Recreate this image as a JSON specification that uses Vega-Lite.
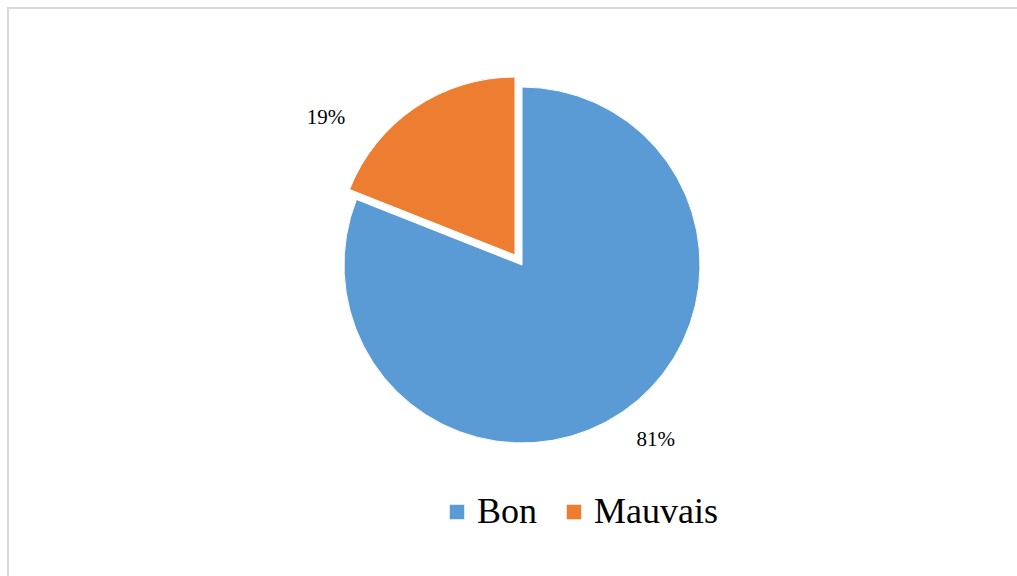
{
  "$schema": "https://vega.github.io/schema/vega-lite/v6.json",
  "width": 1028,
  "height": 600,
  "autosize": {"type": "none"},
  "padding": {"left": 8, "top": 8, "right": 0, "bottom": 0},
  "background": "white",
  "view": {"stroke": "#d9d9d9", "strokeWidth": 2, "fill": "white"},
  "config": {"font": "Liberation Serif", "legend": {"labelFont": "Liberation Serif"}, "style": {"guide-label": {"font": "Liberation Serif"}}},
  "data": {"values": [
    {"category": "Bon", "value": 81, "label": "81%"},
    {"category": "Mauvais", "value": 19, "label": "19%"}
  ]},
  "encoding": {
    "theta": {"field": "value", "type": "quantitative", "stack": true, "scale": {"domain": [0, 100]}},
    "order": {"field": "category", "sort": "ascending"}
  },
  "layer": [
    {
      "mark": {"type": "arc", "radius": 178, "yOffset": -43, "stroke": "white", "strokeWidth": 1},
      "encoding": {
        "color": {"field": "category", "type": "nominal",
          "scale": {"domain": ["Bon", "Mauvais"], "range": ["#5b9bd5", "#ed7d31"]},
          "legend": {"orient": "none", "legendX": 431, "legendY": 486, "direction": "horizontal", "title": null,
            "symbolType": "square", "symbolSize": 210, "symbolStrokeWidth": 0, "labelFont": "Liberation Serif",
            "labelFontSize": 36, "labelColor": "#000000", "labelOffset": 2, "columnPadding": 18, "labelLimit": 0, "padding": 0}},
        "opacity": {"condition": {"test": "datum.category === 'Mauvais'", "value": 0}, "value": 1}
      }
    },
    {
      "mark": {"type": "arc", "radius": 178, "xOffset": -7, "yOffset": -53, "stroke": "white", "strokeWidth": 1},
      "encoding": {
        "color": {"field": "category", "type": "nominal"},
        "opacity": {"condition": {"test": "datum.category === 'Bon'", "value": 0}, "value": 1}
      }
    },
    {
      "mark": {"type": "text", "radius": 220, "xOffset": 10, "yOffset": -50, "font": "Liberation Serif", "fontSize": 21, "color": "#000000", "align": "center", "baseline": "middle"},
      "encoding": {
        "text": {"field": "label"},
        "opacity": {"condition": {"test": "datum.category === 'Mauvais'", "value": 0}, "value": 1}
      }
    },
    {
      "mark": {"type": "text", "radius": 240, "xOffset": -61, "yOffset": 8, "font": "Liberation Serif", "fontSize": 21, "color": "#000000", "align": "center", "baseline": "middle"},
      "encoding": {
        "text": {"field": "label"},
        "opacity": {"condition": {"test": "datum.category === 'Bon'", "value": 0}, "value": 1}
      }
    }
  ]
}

——————————

**Exercise:**
Every line of the data above should be quoted exactly. Omit the pictures.

**The reply:**
Recreate this image as a JSON specification that uses Vega-Lite.
{
  "$schema": "https://vega.github.io/schema/vega-lite/v6.json",
  "width": 1028,
  "height": 600,
  "autosize": {"type": "none"},
  "padding": {"left": 8, "top": 8, "right": 0, "bottom": 0},
  "background": "white",
  "view": {"stroke": "#d9d9d9", "strokeWidth": 2, "fill": "white"},
  "config": {"font": "Liberation Serif", "legend": {"labelFont": "Liberation Serif"}, "style": {"guide-label": {"font": "Liberation Serif"}}},
  "data": {"values": [
    {"category": "Bon", "value": 81, "label": "81%"},
    {"category": "Mauvais", "value": 19, "label": "19%"}
  ]},
  "encoding": {
    "theta": {"field": "value", "type": "quantitative", "stack": true, "scale": {"domain": [0, 100]}},
    "order": {"field": "category", "sort": "ascending"}
  },
  "layer": [
    {
      "mark": {"type": "arc", "radius": 178, "yOffset": -43, "stroke": "white", "strokeWidth": 1},
      "encoding": {
        "color": {"field": "category", "type": "nominal",
          "scale": {"domain": ["Bon", "Mauvais"], "range": ["#5b9bd5", "#ed7d31"]},
          "legend": {"orient": "none", "legendX": 431, "legendY": 486, "direction": "horizontal", "title": null,
            "symbolType": "square", "symbolSize": 210, "symbolStrokeWidth": 0, "labelFont": "Liberation Serif",
            "labelFontSize": 36, "labelColor": "#000000", "labelOffset": 2, "columnPadding": 18, "labelLimit": 0, "padding": 0}},
        "opacity": {"condition": {"test": "datum.category === 'Mauvais'", "value": 0}, "value": 1}
      }
    },
    {
      "mark": {"type": "arc", "radius": 178, "xOffset": -7, "yOffset": -53, "stroke": "white", "strokeWidth": 1},
      "encoding": {
        "color": {"field": "category", "type": "nominal"},
        "opacity": {"condition": {"test": "datum.category === 'Bon'", "value": 0}, "value": 1}
      }
    },
    {
      "mark": {"type": "text", "radius": 220, "xOffset": 10, "yOffset": -50, "font": "Liberation Serif", "fontSize": 21, "color": "#000000", "align": "center", "baseline": "middle"},
      "encoding": {
        "text": {"field": "label"},
        "opacity": {"condition": {"test": "datum.category === 'Mauvais'", "value": 0}, "value": 1}
      }
    },
    {
      "mark": {"type": "text", "radius": 240, "xOffset": -61, "yOffset": 8, "font": "Liberation Serif", "fontSize": 21, "color": "#000000", "align": "center", "baseline": "middle"},
      "encoding": {
        "text": {"field": "label"},
        "opacity": {"condition": {"test": "datum.category === 'Bon'", "value": 0}, "value": 1}
      }
    }
  ]
}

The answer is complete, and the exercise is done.